Monday night’s Indians-Tigers game was one of those moments that often lead to other moments. One of those moments that you -- down the road however far – realize was the finger that flicked the first domino.
It’s only the first week of August. There is still a lot of baseball left to be played. The Indians were still only four games out as of Tuesday morning. They’re in the thick of the wild card chase. They still have another series left against the Tigers, at the end of the month in Detroit.
And yet….in those moments of postmortem lucidity, when you look back at what this season ultimately became, you can’t help but think you might finger Monday’s game as the point when the division slipped away.
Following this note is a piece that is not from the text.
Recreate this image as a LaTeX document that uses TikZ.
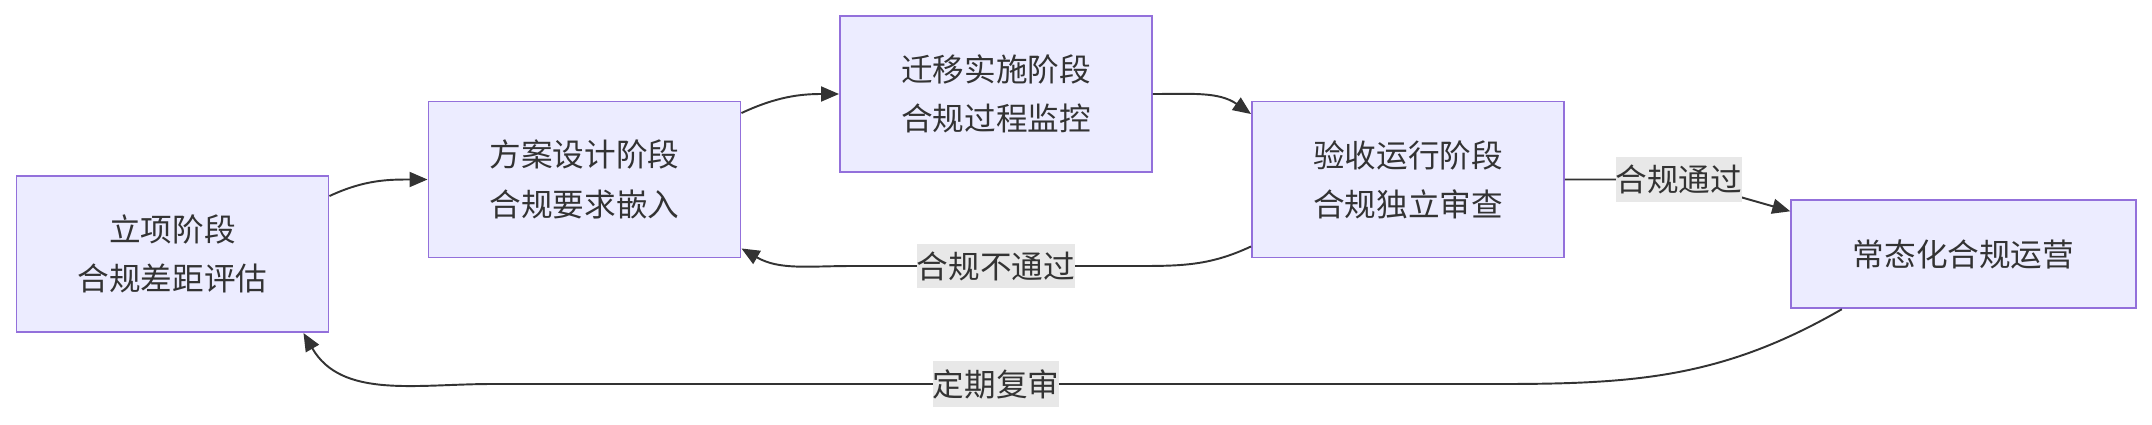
\documentclass[tikz,border=0pt]{standalone}
\usepackage{fontspec}
\newfontfamily\cjk{Noto Sans CJK SC}
\usetikzlibrary{arrows.meta}
\definecolor{boxfill}{HTML}{ECECFF}
\definecolor{boxline}{HTML}{9370DB}
\definecolor{ink}{HTML}{333333}
\definecolor{lblbg}{HTML}{E8E8E8}
\tikzset{
  stagebox/.style={draw=boxline, fill=boxfill, line width=1.1pt, minimum width=6.24cm,
    minimum height=3.12cm, align=center, text=ink, font=\cjk\fontsize{18}{28}\selectfont},
  edgelbl/.style={fill=lblbg, text=ink, inner xsep=0pt, inner ysep=4.5pt,
    font=\cjk\fontsize{18}{22}\selectfont},
}
\begin{document}
\begin{tikzpicture}[>={Triangle[length=0.36cm,width=0.3cm]}, line width=1.1pt]
      \useasboundingbox (0,0) rectangle (43.04,-8.48);

      \begin{scope}[name prefix = stage-]
         \node[stagebox] (1) at (3.45,-5.08) {立项阶段\\合规差距评估};
         \node[stagebox] (2) at (11.69,-3.59) {方案设计阶段\\合规要求嵌入};
         \node[stagebox] (3) at (19.92,-1.88) {迁移实施阶段\\合规过程监控};
         \node[stagebox] (4) at (28.16,-3.59) {验收运行阶段\\合规独立审查};
         \node[stagebox, minimum width=6.89cm, minimum height=2.17cm] (5) at (39.27,-5.08) {常态化合规运营};
      \end{scope}

      \begin{scope}[draw=ink]
         \draw[->] ([yshift=-0.42cm]stage-1.north east) to[out=25,in=180] (stage-2.west);
         \draw[->] ([yshift=-0.25cm]stage-2.north east) to[out=25,in=180] (stage-3.west);
         \draw[->] (stage-3.east) to[out=0,in=145] ([yshift=-0.27cm]stage-4.north west);
         \draw[->] ([yshift=0.24cm]stage-4.south west) to[out=-155,in=0] (22.8,-5.32)
            -- node[edgelbl] (fail) {合规不通过} (17.04,-5.32)
            to[out=180,in=-30] ([yshift=0.2cm]stage-2.south east);
         \draw[->] (stage-4.east) -- ++(2.28,0) node[edgelbl] (pass) {合规通过}
            -- ([yshift=-0.25cm]stage-5.north west);
         \draw[->] ([xshift=1.03cm]stage-5.south west) to[out=-150,in=0] (30.0,-7.68)
            -- node[edgelbl] (review) {定期复审} (9.84,-7.68)
            to[out=180,in=-60] ([xshift=-0.52cm]stage-1.south east);
      \end{scope}
   \end{tikzpicture}
\end{document}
The point when the Indians went from a fight for homefield advantage in the division series to, at best, the wild card and a first-round date with the Red Sox, who won six of seven against the Indians this year.
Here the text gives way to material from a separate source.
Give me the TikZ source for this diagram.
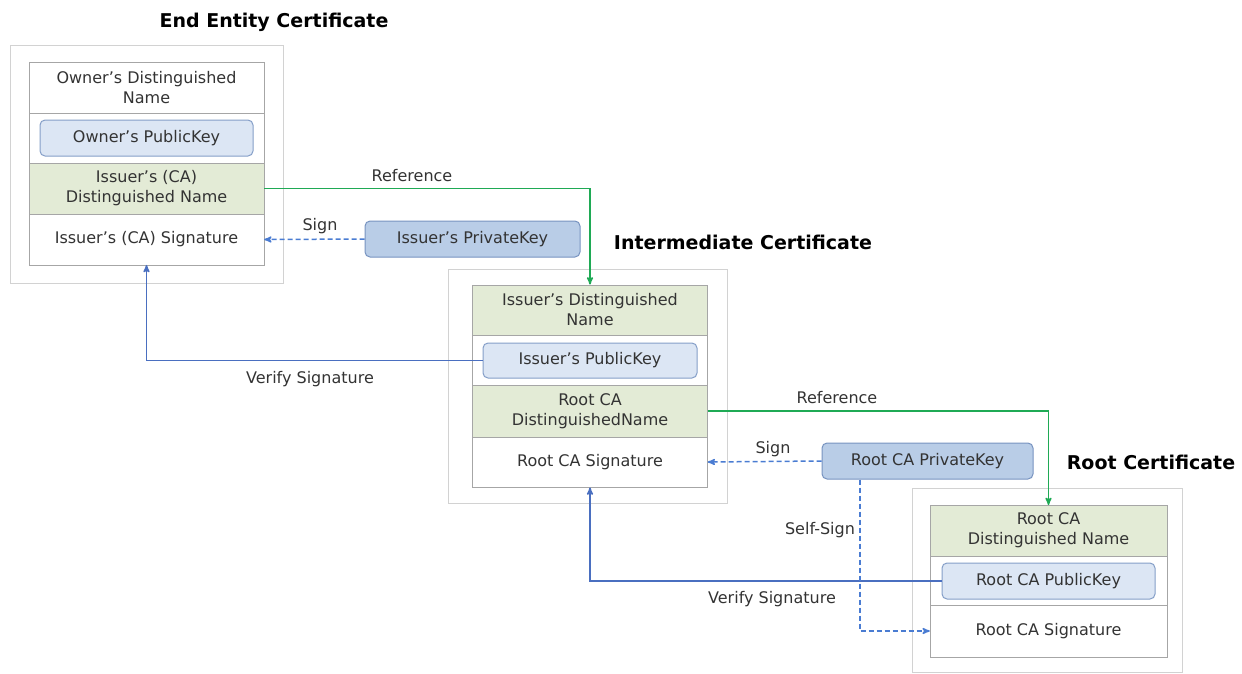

The Indians came into this week absolutely needing no worse than a split with Detroit. Maintain your three-game deficit, and the division is still quite winnable. Let Detroit take three of four, and their lead swells to five games. Let them come into your house and sweep four games from you, and their seven-game cushion all but signals the end of the division race.
Jhonny Peralta’s 50-game doping suspension and Miguel Cabrera’s bum hip would seem to work in favor of the Tribe's chances of at least clawing out a split. But the concrete evidence of the season series to date (a 9-3 Tigers advantage), and the Tribe’s often-combustible bullpen, can rot wood faster than you can build a raft out of it.